>> BEGIN GIVEN DATA
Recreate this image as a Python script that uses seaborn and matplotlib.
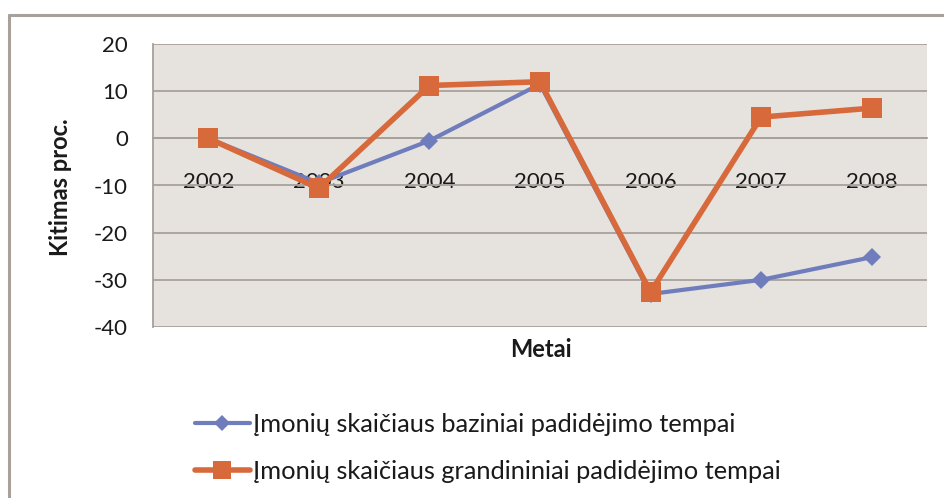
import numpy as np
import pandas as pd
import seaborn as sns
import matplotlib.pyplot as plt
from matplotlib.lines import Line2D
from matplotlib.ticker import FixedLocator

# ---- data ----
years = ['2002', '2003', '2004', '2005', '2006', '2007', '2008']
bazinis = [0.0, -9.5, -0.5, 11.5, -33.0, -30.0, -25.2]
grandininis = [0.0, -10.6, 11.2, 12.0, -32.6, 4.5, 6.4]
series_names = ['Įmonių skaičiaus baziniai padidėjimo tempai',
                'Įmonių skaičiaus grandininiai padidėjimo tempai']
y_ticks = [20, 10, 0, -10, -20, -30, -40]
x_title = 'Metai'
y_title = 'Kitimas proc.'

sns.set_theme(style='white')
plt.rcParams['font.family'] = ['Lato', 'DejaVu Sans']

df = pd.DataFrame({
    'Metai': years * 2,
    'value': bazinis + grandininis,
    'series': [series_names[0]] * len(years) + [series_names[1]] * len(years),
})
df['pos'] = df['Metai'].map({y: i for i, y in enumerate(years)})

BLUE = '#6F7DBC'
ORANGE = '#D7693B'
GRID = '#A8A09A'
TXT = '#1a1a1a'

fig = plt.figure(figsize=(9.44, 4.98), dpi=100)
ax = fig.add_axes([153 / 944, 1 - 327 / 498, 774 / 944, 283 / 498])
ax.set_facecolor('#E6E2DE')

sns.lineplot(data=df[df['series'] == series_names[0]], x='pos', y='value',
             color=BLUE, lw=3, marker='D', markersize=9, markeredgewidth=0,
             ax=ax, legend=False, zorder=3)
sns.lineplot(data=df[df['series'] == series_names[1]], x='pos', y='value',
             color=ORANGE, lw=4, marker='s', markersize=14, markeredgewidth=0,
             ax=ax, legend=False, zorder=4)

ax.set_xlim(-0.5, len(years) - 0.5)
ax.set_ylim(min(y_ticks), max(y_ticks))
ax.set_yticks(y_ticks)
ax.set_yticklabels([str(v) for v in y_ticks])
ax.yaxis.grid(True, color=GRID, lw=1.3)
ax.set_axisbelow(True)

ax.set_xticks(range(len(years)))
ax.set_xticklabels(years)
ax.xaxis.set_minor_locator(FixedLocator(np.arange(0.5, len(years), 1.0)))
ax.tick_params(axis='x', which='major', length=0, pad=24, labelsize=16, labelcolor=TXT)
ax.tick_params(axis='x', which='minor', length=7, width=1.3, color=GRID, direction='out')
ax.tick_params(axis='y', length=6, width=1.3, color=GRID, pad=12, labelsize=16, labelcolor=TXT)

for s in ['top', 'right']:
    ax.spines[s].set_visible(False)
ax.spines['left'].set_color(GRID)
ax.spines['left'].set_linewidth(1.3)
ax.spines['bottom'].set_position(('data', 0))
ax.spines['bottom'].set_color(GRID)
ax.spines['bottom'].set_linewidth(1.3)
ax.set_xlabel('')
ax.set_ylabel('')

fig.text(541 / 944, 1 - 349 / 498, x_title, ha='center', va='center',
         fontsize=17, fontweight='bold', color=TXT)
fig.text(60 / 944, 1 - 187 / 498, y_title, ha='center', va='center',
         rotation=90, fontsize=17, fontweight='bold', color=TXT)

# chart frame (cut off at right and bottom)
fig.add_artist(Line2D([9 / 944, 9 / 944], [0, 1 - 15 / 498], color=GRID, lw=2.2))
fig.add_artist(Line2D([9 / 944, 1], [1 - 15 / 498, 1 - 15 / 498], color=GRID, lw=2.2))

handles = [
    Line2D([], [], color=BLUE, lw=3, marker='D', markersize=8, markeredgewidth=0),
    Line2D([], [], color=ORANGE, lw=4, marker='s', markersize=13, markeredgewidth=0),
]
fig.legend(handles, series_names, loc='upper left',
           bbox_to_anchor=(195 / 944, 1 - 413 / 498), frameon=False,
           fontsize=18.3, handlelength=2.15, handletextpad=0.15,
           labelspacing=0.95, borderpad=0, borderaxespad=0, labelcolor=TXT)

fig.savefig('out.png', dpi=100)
>> END GIVEN DATA
Pictures stay out. Repeat only the lines from the beginning of the data through the line that has "y_title = 'Kitimas proc.'".

> RESPONSE TO THIS EXERCISE:
Recreate this image as a Python script that uses seaborn and matplotlib.
import numpy as np
import pandas as pd
import seaborn as sns
import matplotlib.pyplot as plt
from matplotlib.lines import Line2D
from matplotlib.ticker import FixedLocator

# ---- data ----
years = ['2002', '2003', '2004', '2005', '2006', '2007', '2008']
bazinis = [0.0, -9.5, -0.5, 11.5, -33.0, -30.0, -25.2]
grandininis = [0.0, -10.6, 11.2, 12.0, -32.6, 4.5, 6.4]
series_names = ['Įmonių skaičiaus baziniai padidėjimo tempai',
                'Įmonių skaičiaus grandininiai padidėjimo tempai']
y_ticks = [20, 10, 0, -10, -20, -30, -40]
x_title = 'Metai'
y_title = 'Kitimas proc.'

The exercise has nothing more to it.